On Wednesday, April 13, 2011, the Senate’s Permanent Subcommittee On Investigations issued its Report entitled: "Wall Street and the Financial Crisis: Anatomy of a Financial Crisis."  " The 639-page Report is "the product of a two-year, bipartisan investigation … into the origins of the 2008 financial crisis." The Subcommittee conducted over 150 interviews and depositions, and accumulated and reviewed tens of millions of pages of documents. The Subcommittee concluded that the financial crisis was "the result of high risk, complex financial products; undisclosed conflicts of interest; and the failure of regulators, the credit rating agencies, and the market itself to rein in the excesses of Wall Street."

The Subcommittee focused on four interconnected "root causes" of the financial crisis.

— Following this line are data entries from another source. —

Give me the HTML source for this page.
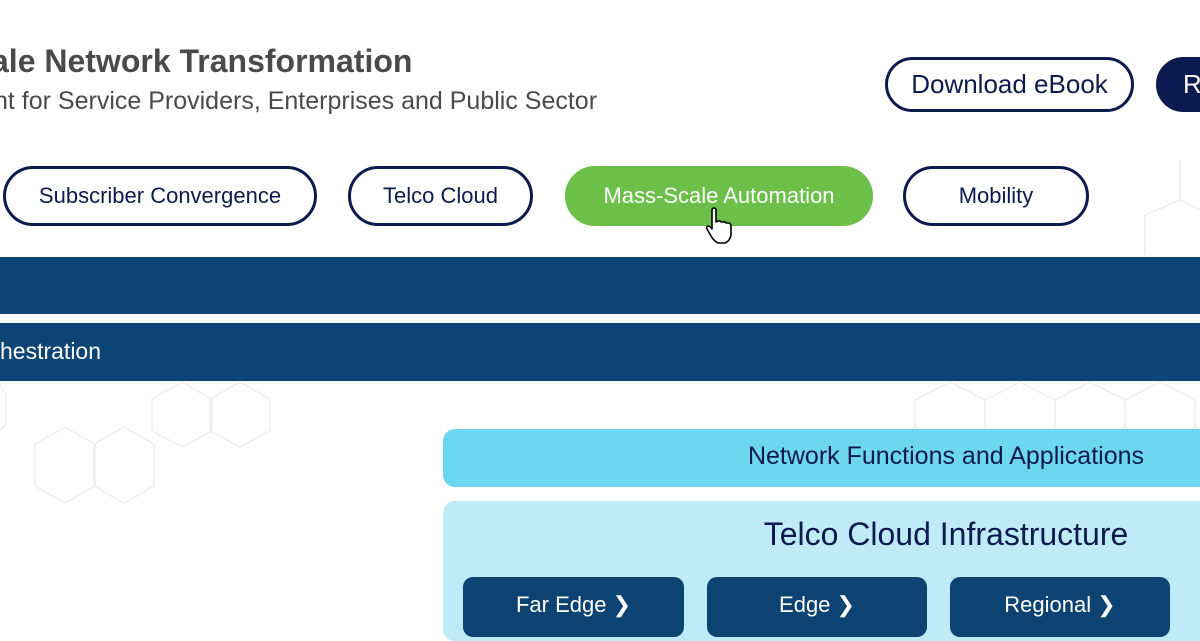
<!DOCTYPE html>
<html><head><meta charset="utf-8"><style>
*{margin:0;padding:0;box-sizing:border-box}
body{width:1200px;height:622px;overflow:hidden;background:#fff;font-family:"Liberation Sans",Arial,sans-serif;position:relative}
.a{position:absolute}
.pill{position:absolute;border:3px solid #0d1a4f;border-radius:40px;color:#0d1a4f;font-size:22px;display:flex;align-items:center;justify-content:center;background:#fff}
.bb{position:absolute;background:#0d4373;border-radius:10px;color:#fff;font-size:22px;text-align:center;padding-top:15px;height:60px}
</style></head><body>
<svg class="a" style="left:0;top:0" width="1200" height="622">
<g fill="none" stroke="#eeeeee" stroke-width="1.5">
<path d="M65,427 L95,444 L95,486 L65,503 L35,486 L35,444 Z"/>
<path d="M124,427 L154,444 L154,486 L124,503 L94,486 L94,444 Z"/>
<path d="M182,382 L212,399 L212,431 L182,447 L152,431 L152,399 Z"/>
<path d="M240,382 L270,399 L270,431 L240,447 L210,431 L210,399 Z"/>
<path d="M0,385 L6,395 L6,425 L0,430"/>
<path d="M915,400 L950,382 L985,400 L1020,382 L1055,400 L1090,382 L1125,400 L1160,382 L1195,400"/>
<path d="M915,400 L915,430 M985,400 L985,430 M1055,400 L1055,430 M1125,400 L1125,430 M1195,400 L1195,430"/>
<path d="M1145,215 L1180,200 L1200,210 M1145,215 L1145,255 M1180,160 L1180,200"/>
</g></svg>
<div class="a" style="left:-9px;top:43px;font-size:32px;font-weight:bold;color:#4a4a4a;white-space:nowrap">ale Network Transformation</div>
<div class="a" style="left:-6px;top:87px;font-size:25px;color:#4a4a4a;white-space:nowrap">nt for Service Providers, Enterprises and Public Sector</div>
<div class="pill" style="left:885px;top:57px;width:249px;height:55px;font-size:26px">Download eBook</div>
<div class="pill" style="left:1156px;top:57px;width:100px;height:55px;font-size:26px;background:#0b1a4e;color:#fff;justify-content:flex-start;padding-left:24px">R</div>
<div class="pill" style="left:3px;top:166px;width:314px;height:60px">Subscriber Convergence</div>
<div class="pill" style="left:348px;top:166px;width:185px;height:60px">Telco Cloud</div>
<div class="pill" style="left:565px;top:166px;width:308px;height:60px;background:#6cc04a;border-color:#6cc04a;color:#fff">Mass-Scale Automation</div>
<div class="pill" style="left:903px;top:166px;width:186px;height:60px">Mobility</div>
<svg class="a" style="left:703px;top:207px" width="36" height="40"><path d="M9,3 Q9,1 11,1 Q13,1 13,3 L13,15 L15,14 Q17,13 18,15 L20,15 Q22,14 23,16 L25,16 Q27,16 28,18 L28,28 Q27,34 22,36 L15,36 Q11,34 8,29 L4,22 Q3,20 5,19 Q7,19 9,22 Z" fill="#fff" stroke="#000" stroke-width="1.6" stroke-linejoin="round"/></svg>
<div class="a" style="left:0;top:257px;width:1200px;height:57px;background:#0c4475"></div>
<div class="a" style="left:0;top:323px;width:1200px;height:58px;background:#0c4475;color:#fff;font-size:23px;padding-top:15px">hestration</div>
<div class="a" style="left:443px;top:429px;width:780px;height:58px;background:#6dd6f0;border-radius:12px"></div>
<div class="a" style="left:443px;top:442px;width:1006px;text-align:center;font-size:25px;color:#0d1a4f">Network Functions and Applications</div>
<div class="a" style="left:443px;top:501px;width:780px;height:140px;background:#bfebf8;border-radius:12px"></div>
<div class="a" style="left:443px;top:516px;width:1006px;text-align:center;font-size:32px;color:#0d1a4f">Telco Cloud Infrastructure</div>
<div class="bb" style="left:463px;top:577px;width:221px">Far Edge &#x276F;</div>
<div class="bb" style="left:707px;top:577px;width:220px">Edge &#x276F;</div>
<div class="bb" style="left:950px;top:577px;width:220px">Regional &#x276F;</div>
</body></html>
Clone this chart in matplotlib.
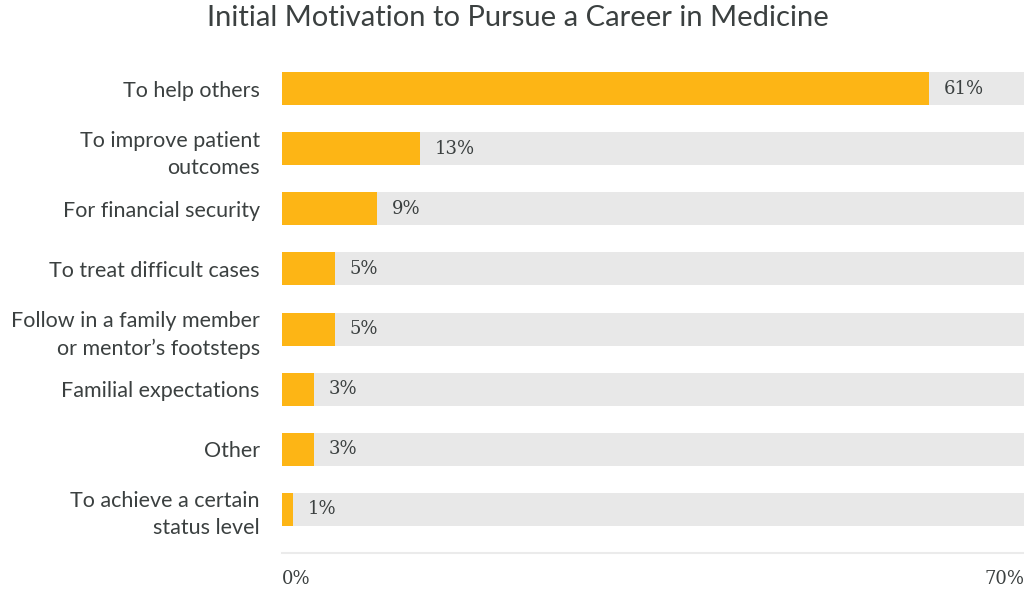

The Report expands upon four case studies conducted during the investigation regarding these causative factors: (1) high risk mortgage lending by Washington Mutual Bank; (2) regulatory failures by the Office of Thrift Supervision; (3) the use of inflated credit ratings by Moody’s Investor’s Services, Inc. and Standard & Poor’s Financial Services LLC; and (4) the role of investment banks Goldman Sachs and Deutsche Bank.

The Subcommittee also made a series of recommendations focusing on the four causes, including:

• using regulatory authority to ensure that all "qualified residential mortgages" have a low risk of delinquency or default;

• requiring banks with high risk structured finance products to meet conservative loss reserve, liquidity, and capital requirements;

• completing the dismantling of the Office of Thrift Supervision;

• strengthening the "CAMELS" rating system, which evaluates a financial institution’s: (C) capital adequacy, (A) asset quality, (M) management, (E) earnings, (L) liquidity, and (S) sensitivity to market risk;

• having the Financial Stability Oversight Council evaluate high risk lending practices at financial institutions;

• having the SEC rank the Nationally Recognized Statistical Rating Organizations in terms of performance, in particular the accuracy of their ratings;

• allowing the SEC to hold credit rating agencies accountable in civil lawsuits for inflated credit ratings, when a credit rating agency knowingly or recklessly fails to conduct a reasonable investigation of the rated security;

• strengthening disclosure by the credit rating agencies to require comprehensible, consistent, and useful ratings information to investors;

• reducing the government’s reliance on privately issued credit ratings;

• narrowing proprietary trading exceptions for investment banks to activities that serve clients or reduce risk;

• designing stronger conflict of interest prohibitions for investment bankers; and

• reviewing and strengthening regulations to prevent abusive practices by investment banks involved in structured finance products.